Tout récemment, le professeur Wheeler a donné une description surprenante du « Super-espace » à l’Association américaine pour l’avancement des sciences.

« Dans le « Super-espace » la question de savoir ce qui va se produire ultérieurement est dénuée de sens. Les mots, tels que avant, après, ou à côté ont perdu toute signification. Tout usage du mot « temps » dans le sens habituel du terme est complètement hors de question ».

Le professeur Vasudevan se pose ensuite la question suivante après lecture des travaux du professeur Wheeler :

« Existerait-il un Dieu ou une Intelligence suprême qui contrôlerait le « Super-espace » et l’Univers ? Est-IL une « Pure conscience » ?… »
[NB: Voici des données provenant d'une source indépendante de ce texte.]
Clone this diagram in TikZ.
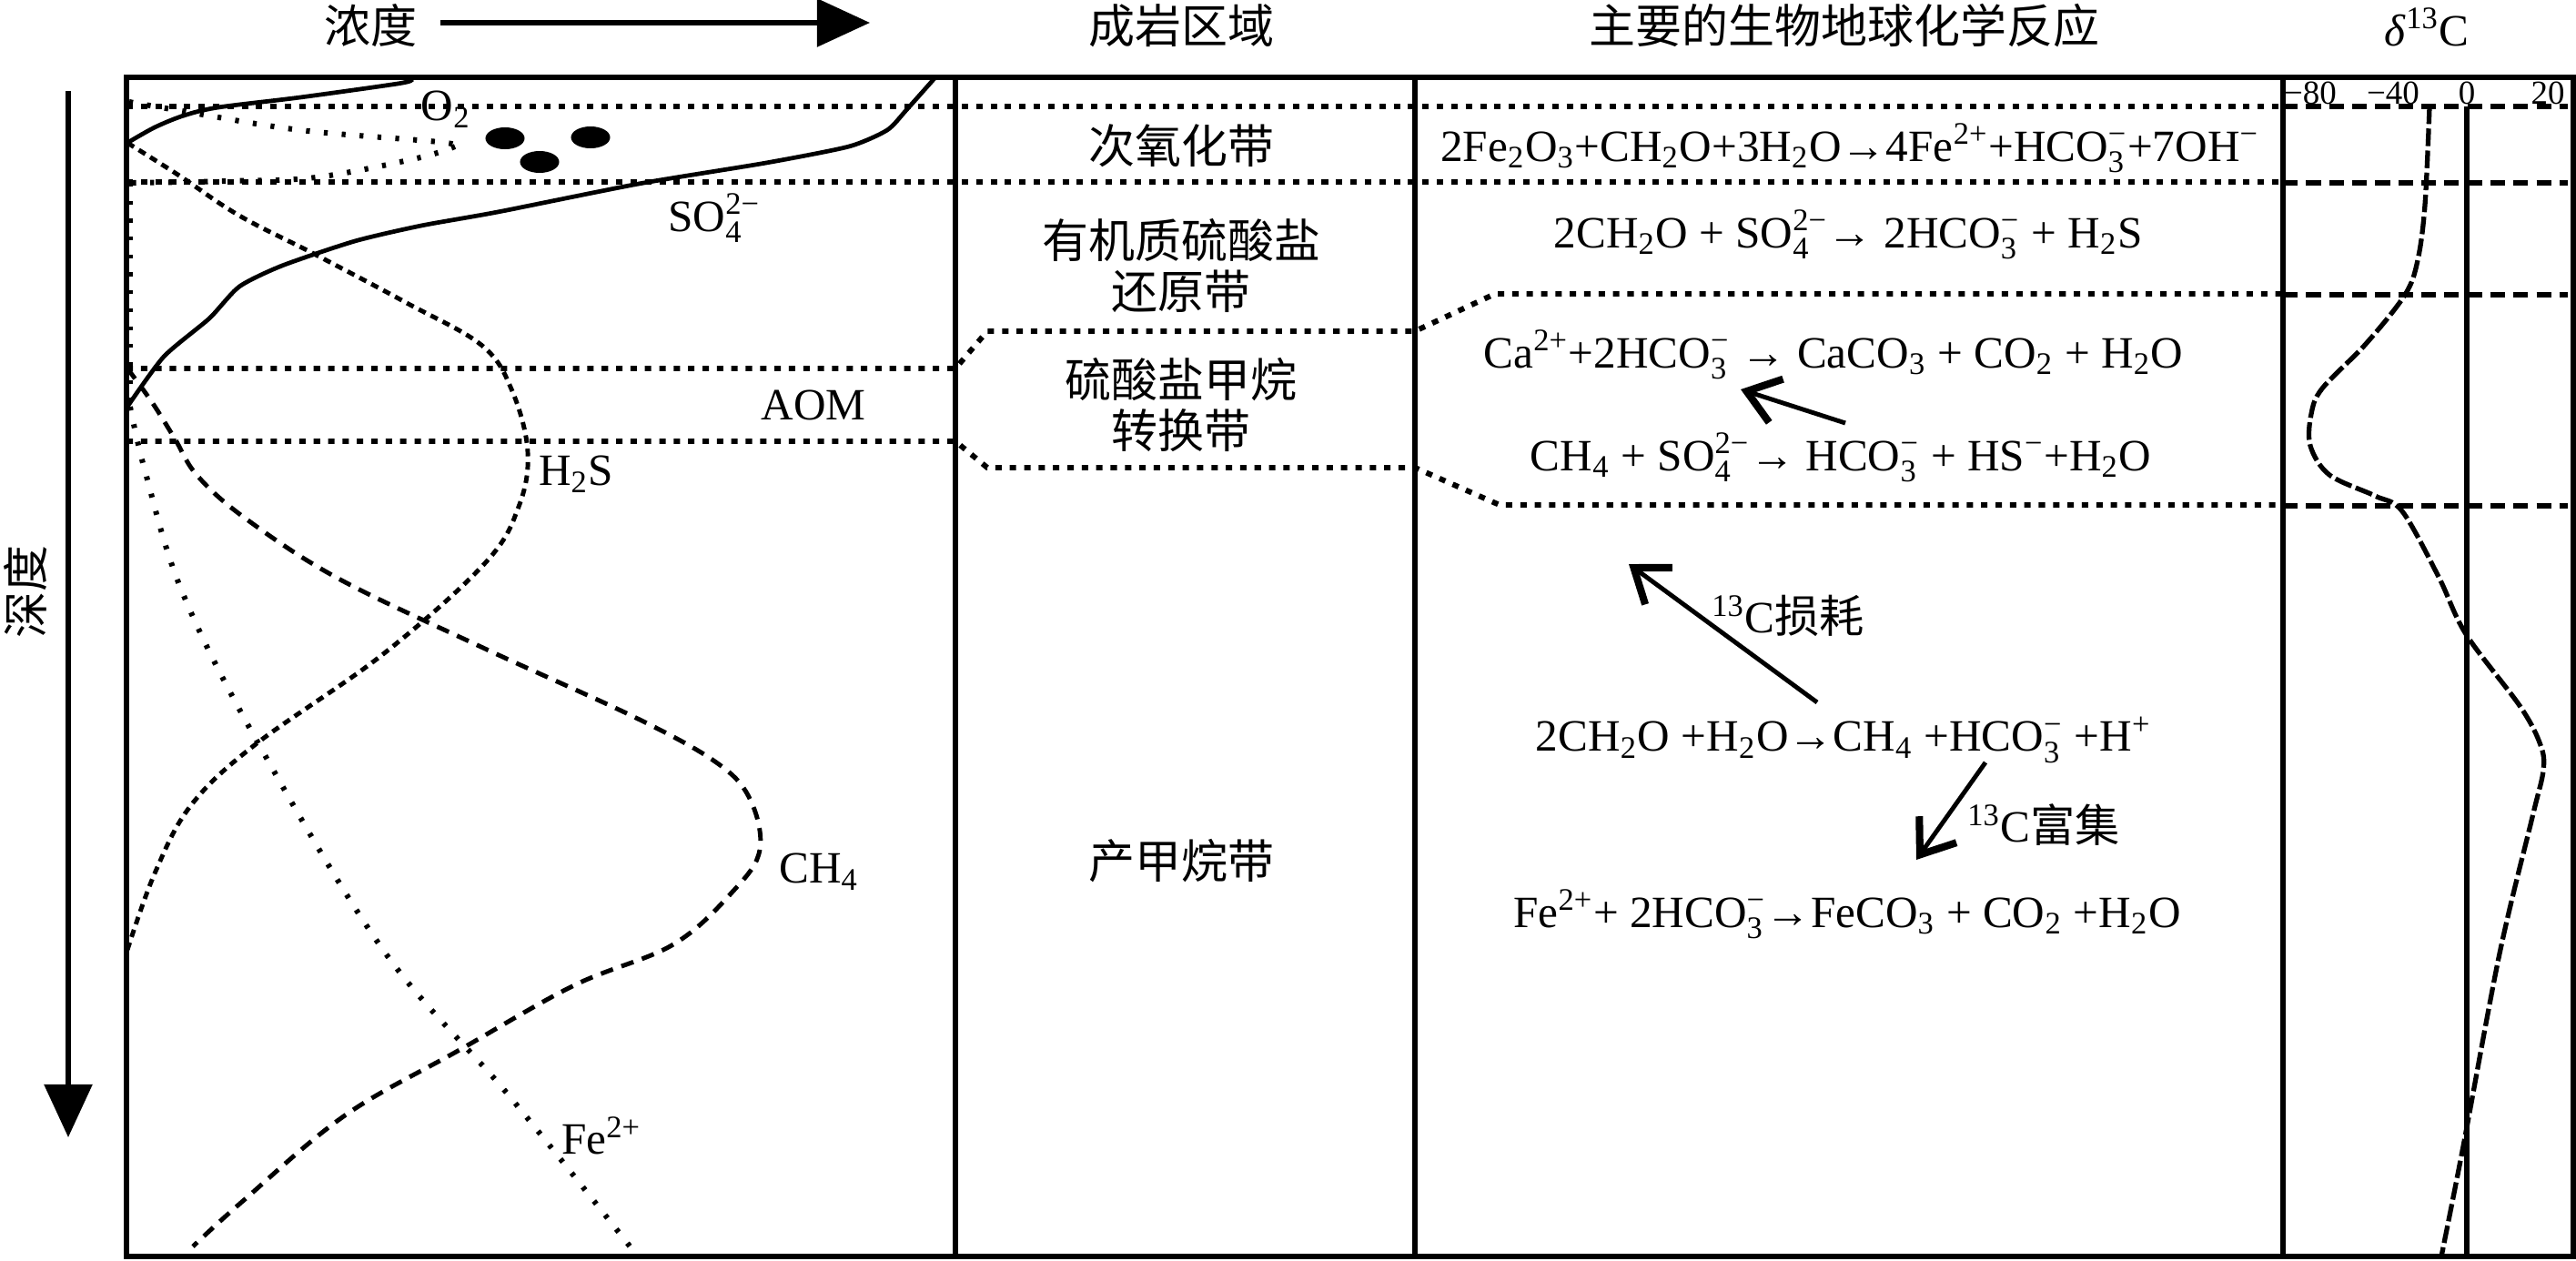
\documentclass[tikz,border=0pt]{standalone}
\usepackage{amsmath}
\usepackage{fontspec}
\setmainfont{Liberation Serif}
\newfontfamily\cjk{Noto Sans CJK SC}
\usetikzlibrary{arrows.meta}
\newcommand{\chsub}[1]{\ensuremath{{}_{\text{#1}}}}
\newcommand{\chsup}[1]{\ensuremath{{}^{\text{#1}}}}
\newcommand{\chion}[2]{\ensuremath{{}_{\text{#1}}^{\text{#2}}}}

\begin{document}
\begin{tikzpicture}[x=0.01cm, y=-0.01cm,
		frame/.style={line width=1.45pt},
		zonedot/.style={line width=1.7pt, dash pattern=on 2pt off 2.5pt},
		zonedash/.style={line width=1.6pt, dash pattern=on 4.6pt off 2.6pt},
		so4line/.style={line width=1.35pt},
		h2sline/.style={line width=1.4pt, dash pattern=on 2.4pt off 1.8pt},
		ch4line/.style={line width=1.4pt, dash pattern=on 4pt off 2.8pt},
		feline/.style={line width=1.7pt, dash pattern=on 1.2pt off 4.4pt},
		dcline/.style={line width=1.5pt, dash pattern=on 5.5pt off 1.4pt},
		bigarrow/.style={line width=1.6pt, -{Triangle[length=0.58cm, width=0.52cm]}},
		rxarrow/.style={line width=1.4pt, -{Straight Barb[length=0.34cm, width=0.5cm, line width=2.3pt]}},
		cjklbl/.style={font=\cjk\fontsize{14.5}{15.9}\selectfont, align=center, inner sep=0pt},
		chemlbl/.style={font=\fontsize{14}{17}\selectfont, inner sep=0pt},
		ticklbl/.style={font=\fontsize{10.5}{12}\selectfont, inner sep=0pt}]
		%%%%% START %%%%%
		
		\useasboundingbox (0,0) rectangle (2831,1385);
		
		% headings
		\node[cjklbl] (hdconc) at (407,28) {浓度};
		\coordinate (concfrom) at (484,25);
		\coordinate (concto) at (956,25);
		\draw[bigarrow] (concfrom) -- (concto);
		\node[cjklbl] (hdzone) at (1298,28) {成岩区域};
		\node[cjklbl] (hdreact) at (2027,28) {主要的生物地球化学反应};
		\node[chemlbl] (hddelta) at (2667,30) {\textit{δ}\chsup{13}C};
		
		% depth axis
		\coordinate (depthfrom) at (75,100);
		\coordinate (depthto) at (75,1250);
		\draw[bigarrow] (depthfrom) -- (depthto);
		\node[cjklbl, rotate=90] (lbldepth) at (28,650) {深度};
		
		% zone boundaries
		\draw[zonedot] (139,117) -- (2509,117);
		\draw[zonedot] (139,200) -- (2509,200);
		\draw[zonedot] (139,405) -- (1050,405) -- (1085,364) -- (1555,364) -- (1643,323) -- (2509,323);
		\draw[zonedot] (139,485) -- (1050,485) -- (1085,514) -- (1555,514) -- (1648,555) -- (2509,555);
		\draw[zonedash] (2509,117) -- (2822,117);
		\draw[zonedash] (2509,201) -- (2822,201);
		\draw[zonedash] (2509,324) -- (2822,324);
		\draw[zonedash] (2509,556) -- (2822,556);
		
		% concentration profiles
		\draw[so4line] plot[smooth, tension=0.5] coordinates {(452,88) (437,92) (330,107) (240,118) (202,127) (170,140) (140,157)};
		\draw[so4line] plot[smooth, tension=0.4] coordinates {(1028,85) (996,121) (975,143) (933,161) (842,179) (702,202) (547,233) (463,248) (390,265) (310,292) (263,315) (230,350) (180,392) (140,447)};
		\draw[h2sline] plot[smooth, tension=0.6] coordinates {(140,157) (197,193) (263,237) (347,280) (447,333) (530,380) (563,430) (580,497) (570,557) (533,619) (421,719) (281,818) (210,885) (170,960) (140,1044)};
		\draw[ch4line] plot[smooth, tension=0.6] coordinates {(140,405) (167,442) (192,482) (217,523) (270,570) (372,636) (533,713) (701,790) (790,840) (825,880) (835,934) (807,978) (740,1038) (631,1083) (505,1154) (379,1226) (267,1320) (212,1370)};
		\draw[feline] plot[smooth, tension=0.6] coordinates {(142,112) (200,122) (330,143) (482,156) (500,161)};
		\draw[feline] plot[smooth, tension=0.6] coordinates {(500,161) (458,174) (347,195) (250,199) (145,201)};
		\draw[feline] (143,201) -- (143,447);
		\draw[feline] plot[smooth, tension=0.6] coordinates {(143,447) (160,520) (200,650) (281,812) (421,1044) (560,1205) (701,1381)};
		
		\fill (555,152) ellipse [x radius=0.215cm, y radius=0.12cm];
		\fill (649,151) ellipse [x radius=0.215cm, y radius=0.12cm];
		\fill (593,178) ellipse [x radius=0.215cm, y radius=0.12cm];
		
		\node[chemlbl] (lblo2) at (490,120) {O\chsub{2}};
		\node[chemlbl] (lblso4) at (785,240) {SO\chion{4}{2−}};
		\node[chemlbl] (lblaom) at (894,445) {AOM};
		\node[chemlbl] (lblh2s) at (633,521) {H\chsub{2}S};
		\node[chemlbl] (lblch4) at (900,958) {CH\chsub{4}};
		\node[chemlbl] (lblfe) at (661,1248) {Fe\chsup{2+}};
		
		% diagenetic zones
		\node[cjklbl] (zsubox) at (1298,160) {次氧化带};
		\node[cjklbl] (zsr) at (1298,292) {有机质硫酸盐\\还原带};
		\node[cjklbl] (zsmtz) at (1298,445) {硫酸盐甲烷\\转换带};
		\node[cjklbl] (zmeth) at (1298,946) {产甲烷带};
		
		% reactions
		\node[chemlbl] (rxsubox) at (2033,163) {2Fe\chsub{2}O\chsub{3}+CH\chsub{2}O+3H\chsub{2}O→4Fe\chsup{2+}+HCO\chion{3}{−}+7OH\chsup{−}};
		\node[chemlbl] (rxsr) at (2031,258) {2CH\chsub{2}O + SO\chion{4}{2−}→ 2HCO\chion{3}{−} + H\chsub{2}S};
		\node[chemlbl] (rxcarb) at (2015,390) {Ca\chsup{2+}+2HCO\chion{3}{−} → CaCO\chsub{3} + CO\chsub{2} + H\chsub{2}O};
		\node[chemlbl] (rxaom) at (2023,503) {CH\chsub{4} + SO\chion{4}{2−}→ HCO\chion{3}{−} + HS\chsup{−}+H\chsub{2}O};
		\node[chemlbl] (rxmeth) at (2026,813) {2CH\chsub{2}O +H\chsub{2}O→CH\chsub{4} +HCO\chion{3}{−} +H\chsup{+}};
		\node[chemlbl] (rxsid) at (2030,1005) {Fe\chsup{2+}+ 2HCO\chion{3}{−}→FeCO\chsub{3} + CO\chsub{2} +H\chsub{2}O};
		
		\coordinate (aomfrom) at (2028,465);
		\coordinate (aomto) at (1913,428);
		\draw[rxarrow] (aomfrom) -- (aomto);
		\coordinate (deplfrom) at (1997,772);
		\coordinate (deplto) at (1790,620);
		\draw[rxarrow] (deplfrom) -- (deplto);
		\coordinate (enrfrom) at (2182,838);
		\coordinate (enrto) at (2106,945);
		\draw[rxarrow] (enrfrom) -- (enrto);
		\node[chemlbl] (lbldepl) at (1965,677) {\chsup{13}C{\cjk 损耗}};
		\node[chemlbl] (lblenr) at (2246,907) {\chsup{13}C{\cjk 富集}};
		
		% carbon isotope column
		\node[ticklbl] (tk80) at (2539,102) {−80};
		\node[ticklbl] (tk40) at (2630,102) {−40};
		\node[ticklbl] (tk0) at (2711,102) {0};
		\node[ticklbl] (tk20) at (2800,102) {20};
		\draw[line width=1.45pt] (2711,117) -- (2711,1381);
		\draw[dcline] plot[smooth, tension=0.55] coordinates {(2670,117) (2665,225) (2657,286) (2643,324) (2600,378) (2552,427) (2540,455) (2539,490) (2560,522) (2610,545) (2640,562) (2680,634) (2710,697) (2770,777) (2792,819) (2795,847) (2783,898) (2747,1048) (2707,1260) (2683,1381)};
		
		% frame
		\draw[frame] (139,85) rectangle (2828,1381);
		\draw[frame] (1050,85) -- (1050,1381);
		\draw[frame] (1555,85) -- (1555,1381);
		\draw[frame] (2509,85) -- (2509,1381);
		
		%%%%% END %%%%%
	\end{tikzpicture}
\end{document}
Le professeur Wheeler répond :

« Une intelligence qui connaîtrait à un moment donné toutes les forces par lesquelles la Nature est animée et la position relative de tous les objets — si elle était suffisamment puissante pour analyser toutes ces informations — devrait inclure dans une seule formule les mouvements des objets les plus massifs de l’Univers ainsi que ceux des atomes les plus légers. Rien ne serait incertain à ses yeux : l’avenir et le passé seraient présents à ses yeux ».

Le professeur Vasudevan conclut de son côté :

« Le professeur Wheeler a peut-être franchi un pas vers la compréhension des paroles de Sri Ramana Maharshi qui déclarait (en parlant de l’Intelligence cosmique) :

« Tu es toi-même l’Etre unique, toujours Eveillé comme le Cœur brillant de Sa propre lumière. En Toi est une puissance mystérieuse sans laquelle rien n’existe. De cela, procèdent les phantasmes du mental projetant ses brumes épaisses, qui, illuminées par le reflet de Ta lumière, apparaissent comme des tourbillons mentaux se développant ensuite dans un monde psychique et sont projetés comme un monde matériel en objets concrets qui sont magnifiés par l’exercice des sens et se meuvent comme des images dans une projection cinématographique. Visibles ou invisibles, ces choses, sans TOI ne sont rien »…

Robert LINSSEN.

Réf. : « The Mountain Path », October 1971, p. 224. Tiruvanamalai (South India). John A. Wheeler: Geometrodynamics (Academic Press 1962).
John A. Wheeler — « Our Universe »: The known and the Unknown (American scientist-Spring 1968.)